Yesterday morning I got an email telling me a subscription I didn’t know I had was going to auto-renew if I didn’t cancel it. I didn’t want the subscription, and it was expensive, so I figured I should try to cancel it.
This was a major error. I called the number, and the various voices on the other end proceeded to try to get me to give them various personal information, and eventually pushed me to give them a bunch of cash. (They claimed they’d accidentally transferred too much money to my account, and insisted that I had to withdraw it and send it to them via wire transfer.)
I figured out I was being scammed before actually giving them anything, and thanks to various precautions I’d already put in place the information they got is most likely useless. Also, I did scream at the guy and curse him out. Still, it was a humiliating and miserable experience, and I’m going to be cleaning up after these assholes for days if not longer, which means I get to return over and over to this miserable experience. Yay.
Scams like this are quite common—I’ve avoided a bunch and been duped by a couple over the last decade or so. I presume that most people have similar experiences. It’s just a part of life now—and a part that we don’t talk about much, because, again, getting scammed and fooled is humiliating.
No one likes to be a victim; no one likes to feel like they’ve trusted someone when they shouldn’t have. Getting scammed makes you look, and feel, like a butthead. More, it makes you paranoid—you worry that talking about details of the scam will make you vulnerable to the next asshole, and the next. It feels a lot safer, and a lot less exposed, to just keep these things to yourself.
But when you keep them to yourself, no one can really learn from them or know what to watch out for or how to protect themselves. I think the scammers rely on that, both at an individual level and at a political one. It’s hard to create the political will to throw real resources at stopping this sort of thing when people are embarrassed to admit it’s a problem that has happened to them personally.
So, I figured I’d admit it. If you get a notice that you should renew a subscription, look at the email very, very carefully before you set out to get that refund. If you get scammed, remember it’s not because you are a dope or a fool; it’s because we’ve pretty much decided as a society that we can’t do anything about scammers, and as a result they get a lot of space and a lot of time to figure out how to fool you.
I don’t have a lot of great ideas about how to stop this or what policy might improve things. But solidarity can’t hurt, and for solidarity people need to speak up. This is me doing that.
Scammers got me good late last year. I usually don't pick up a call from a number I don't know. And I didn't the first time. But they called right back and I have young kids so I wanted to make sure someone didn't need me. They posed as my bank saying there was a fraudulent charge on my account. I was driving to get my kids from daycare so I couldn't check my account myself to see what the charge was.
So how they got me was they knew the exact process that the bank uses when you actually have a fraudulent charge, or close enough to where I didn't question it. And I also didn't question it because I had an actual fraudulent charge fairly recently before that. So I thought it just happened again.
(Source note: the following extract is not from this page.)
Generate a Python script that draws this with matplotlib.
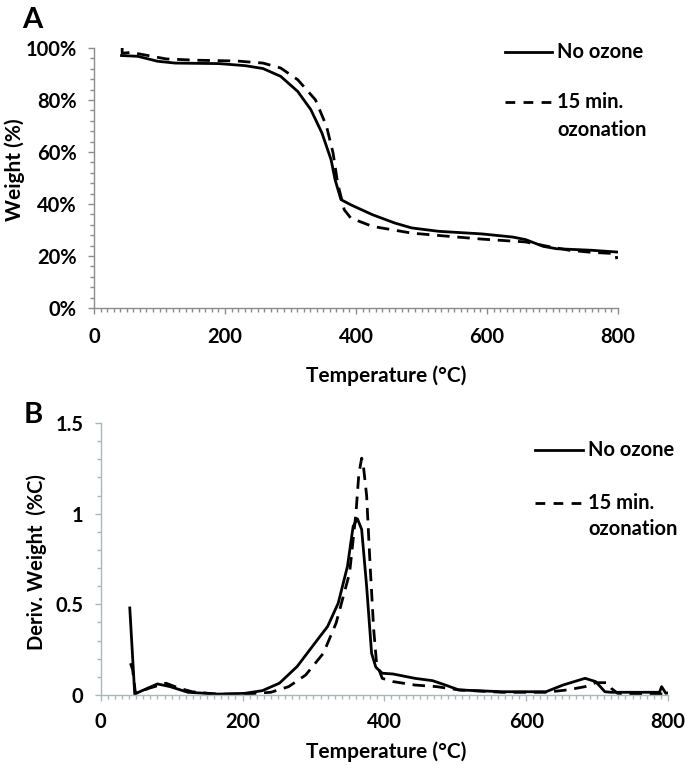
import matplotlib
matplotlib.use("Agg")
import matplotlib.pyplot as plt
from matplotlib.ticker import MultipleLocator, FuncFormatter

plt.rcParams['font.family'] = ['Lato', 'DejaVu Sans']

# ---- Panel A: TGA weight (%) ----
tA_no = [42, 67, 97, 124, 191, 231, 258, 285, 311, 331, 348, 362, 368, 377, 392, 425, 459, 485, 526, 592, 639, 659, 686, 706, 760, 800]
wA_no = [97.1, 96.8, 94.9, 94.2, 94.0, 93.2, 92.1, 89.1, 83.3, 76.3, 67.3, 57.0, 49.4, 41.7, 39.7, 35.9, 32.7, 30.8, 29.5, 28.5, 27.3, 26.3, 23.7, 22.8, 22.2, 21.5]
tA_oz = [43, 43, 57, 110, 157, 218, 258, 285, 311, 338, 355, 365, 372, 382, 392, 425, 485, 526, 592, 659, 693, 726, 760, 797, 798]
wA_oz = [100.0, 98.0, 98.3, 95.8, 95.3, 95.0, 94.2, 92.3, 87.8, 80.1, 69.9, 59.6, 48.0, 37.8, 34.6, 31.4, 28.8, 27.9, 26.5, 25.4, 23.7, 22.2, 21.4, 20.9, 18.8]

# ---- Panel B: derivative weight ----
tB_no = [41, 48, 55, 80, 98, 123, 166, 203, 228, 252, 277, 302, 320, 335, 348, 356, 362, 368, 375, 382, 388, 397, 412, 443, 468, 486, 505, 566, 628, 652, 683, 698, 711, 720, 788, 791, 797, 800]
dB_no = [0.48, 0.005, 0.018, 0.061, 0.046, 0.015, 0.005, 0.009, 0.024, 0.065, 0.157, 0.286, 0.378, 0.507, 0.71, 0.93, 0.972, 0.913, 0.60, 0.23, 0.153, 0.12, 0.116, 0.092, 0.079, 0.055, 0.028, 0.018, 0.018, 0.055, 0.092, 0.074, 0.018, 0.015, 0.015, 0.046, 0.009, 0.012]
tB_oz = [42, 45, 49, 68, 92, 111, 129, 166, 203, 240, 265, 289, 314, 332, 351, 360, 364, 368, 370, 375, 380, 385, 389, 397, 412, 443, 474, 505, 566, 628, 658, 683, 698, 714, 720, 729, 760, 800]
dB_oz = [0.175, 0.14, 0.01, 0.037, 0.065, 0.037, 0.018, 0.004, 0.005, 0.015, 0.046, 0.11, 0.23, 0.397, 0.673, 1.005, 1.218, 1.306, 1.28, 1.1, 0.71, 0.36, 0.175, 0.092, 0.074, 0.055, 0.046, 0.028, 0.015, 0.015, 0.028, 0.046, 0.068, 0.068, 0.037, 0.009, 0.006, 0.006]

labels = ["No ozone", "15 min.", "ozonation"]

W, H = 685, 765
fig = plt.figure(figsize=(W / 100, H / 100), dpi=100)

def frac(x0, y0, x1, y1):
    return [x0 / W, 1 - y1 / H, (x1 - x0) / W, (y1 - y0) / H]

lw = 2.0
dash = (0, (4.5, 2.8))
legdash = (0, (3.5, 3.0))
TS = 14.5   # tick label size
LS = 15     # axis label size
GS = 14.5   # legend text size

# Panel A
axA = fig.add_axes(frac(94, 48, 618, 308))
axA.plot(tA_no, wA_no, color='black', lw=lw, solid_joinstyle='round')
axA.plot(tA_oz, wA_oz, color='black', lw=lw, linestyle=dash)
axA.set_xlim(0, 800)
axA.set_ylim(0, 100)
axA.xaxis.set_major_locator(MultipleLocator(200))
axA.xaxis.set_minor_locator(MultipleLocator(10))
axA.yaxis.set_major_locator(MultipleLocator(20))
axA.yaxis.set_minor_locator(MultipleLocator(4))
axA.yaxis.set_major_formatter(FuncFormatter(lambda v, p: f"{int(round(v))}%"))
for s in ['top', 'right']:
    axA.spines[s].set_visible(False)
for s in ['left', 'bottom']:
    axA.spines[s].set_color('#8c8c8c')
    axA.spines[s].set_linewidth(1.0)
axA.tick_params(which='both', direction='out', color='#8c8c8c', width=1.0)
axA.tick_params(which='major', length=4.5, labelsize=TS, pad=8)
axA.tick_params(which='minor', length=3)
axA.tick_params(axis='x', which='major', pad=9)
for lab in axA.get_xticklabels() + axA.get_yticklabels():
    lab.set_fontweight('bold')
axA.set_xlabel("Temperature (°C)", fontsize=LS, fontweight='bold')
axA.xaxis.set_label_coords((386 - 94) / 524, -(365 - 308) / 260)
axA.set_ylabel("Weight (%)", fontsize=LS, fontweight='bold')
axA.yaxis.set_label_coords(-(94 - 25) / 524, (308 - 170) / 260)

# Panel A legend (manual)
fig.add_artist(plt.Line2D([505 / W, 552 / W], [1 - 52 / H, 1 - 52 / H], color='black', lw=lw))
fig.add_artist(plt.Line2D([505 / W, 552 / W], [1 - 102 / H, 1 - 102 / H], color='black', lw=lw, linestyle=legdash))
fig.text(557 / W, 1 - 52 / H, labels[0], fontsize=GS, fontweight='bold', va='center', ha='left')
fig.text(557 / W, 1 - 102 / H, labels[1], fontsize=GS, fontweight='bold', va='center', ha='left')
fig.text(557 / W, 1 - 130 / H, labels[2], fontsize=GS, fontweight='bold', va='center', ha='left')

fig.text(32 / W, 1 - 20 / H, "A", fontsize=21, fontweight='bold', ha='center', va='center')

# Panel B
axB = fig.add_axes(frac(100.7, 423, 668, 695))
axB.plot(tB_no, dB_no, color='black', lw=lw)
axB.plot(tB_oz, dB_oz, color='black', lw=lw, linestyle=dash)
axB.set_xlim(0, 800)
axB.set_ylim(0, 1.5)
axB.xaxis.set_major_locator(MultipleLocator(200))
axB.xaxis.set_minor_locator(MultipleLocator(10))
axB.yaxis.set_major_locator(MultipleLocator(0.5))
axB.yaxis.set_minor_locator(MultipleLocator(0.1))
axB.yaxis.set_major_formatter(FuncFormatter(lambda v, p: f"{v:g}"))
for s in ['top', 'right']:
    axB.spines[s].set_visible(False)
for s in ['left', 'bottom']:
    axB.spines[s].set_color('#a9b8b8')
    axB.spines[s].set_linewidth(1.0)
axB.tick_params(which='both', direction='out', color='#a9b8b8', width=1.0)
axB.tick_params(which='major', length=4.5, labelsize=TS, pad=8)
axB.tick_params(which='minor', length=3)
axB.tick_params(axis='x', which='major', pad=8)
for lab in axB.get_xticklabels() + axB.get_yticklabels():
    lab.set_fontweight('bold')
axB.set_xlabel("Temperature (°C)", fontsize=LS, fontweight='bold')
axB.xaxis.set_label_coords((386 - 100.7) / 567.3, -(741 - 695) / 272)
axB.set_ylabel("Deriv. Weight  (%C)", fontsize=LS - 0.5, fontweight='bold')
axB.yaxis.set_label_coords(-(100.7 - 47) / 567.3, (695 - 562) / 272)

fig.add_artist(plt.Line2D([535 / W, 583 / W], [1 - 450 / H, 1 - 450 / H], color='black', lw=lw))
fig.add_artist(plt.Line2D([535 / W, 583 / W], [1 - 503 / H, 1 - 503 / H], color='black', lw=lw, linestyle=legdash))
fig.text(588 / W, 1 - 450 / H, labels[0], fontsize=GS, fontweight='bold', va='center', ha='left')
fig.text(588 / W, 1 - 503 / H, labels[1], fontsize=GS, fontweight='bold', va='center', ha='left')
fig.text(588 / W, 1 - 529 / H, labels[2], fontsize=GS, fontweight='bold', va='center', ha='left')

fig.text(33 / W, 1 - 415 / H, "B", fontsize=21, fontweight='bold', ha='center', va='center')

fig.savefig("out.png", dpi=100, facecolor='white')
Went through the process of giving them access to my account and they transferred as much as they could out. I didn't even realize it until a few days later when I couldn't log into my account and the new debit card hadn't show up. Even took the actual bank several minutes of talking with me to figure out it was a scam. Definitely embarrassing and a pain in the ass to deal with the fallout.
So, so, so many scams. Often people fall for them out of fear and uncertainty. This, despite how widely and frequently common and new scans are publicized.
Best course of action: if it's real, you'll be able to validate it yourself through legitimate sources. Meaning, hang up or delete immediately, even if it's a family member claiming to have lost their phone or have a gun to their head. As for anyone over paying you - that never happens in real life, never! 😂
A few times I've had my alleged bank call or SMS to say that they're about to transfer thousands of dollars from my account, unless I tell them otherwise. I've even been aggressively lectured by phone, allegedly a fraud and security team, demanding that I take them seriously, that the situation is urgent, and they're about to approve the transfer. I laugh, and tell them to go for it. 😁
It's awful that people are having their lives ruined with this new form of robbery.
At least old fashioned robbery had a chance of being prosecuted.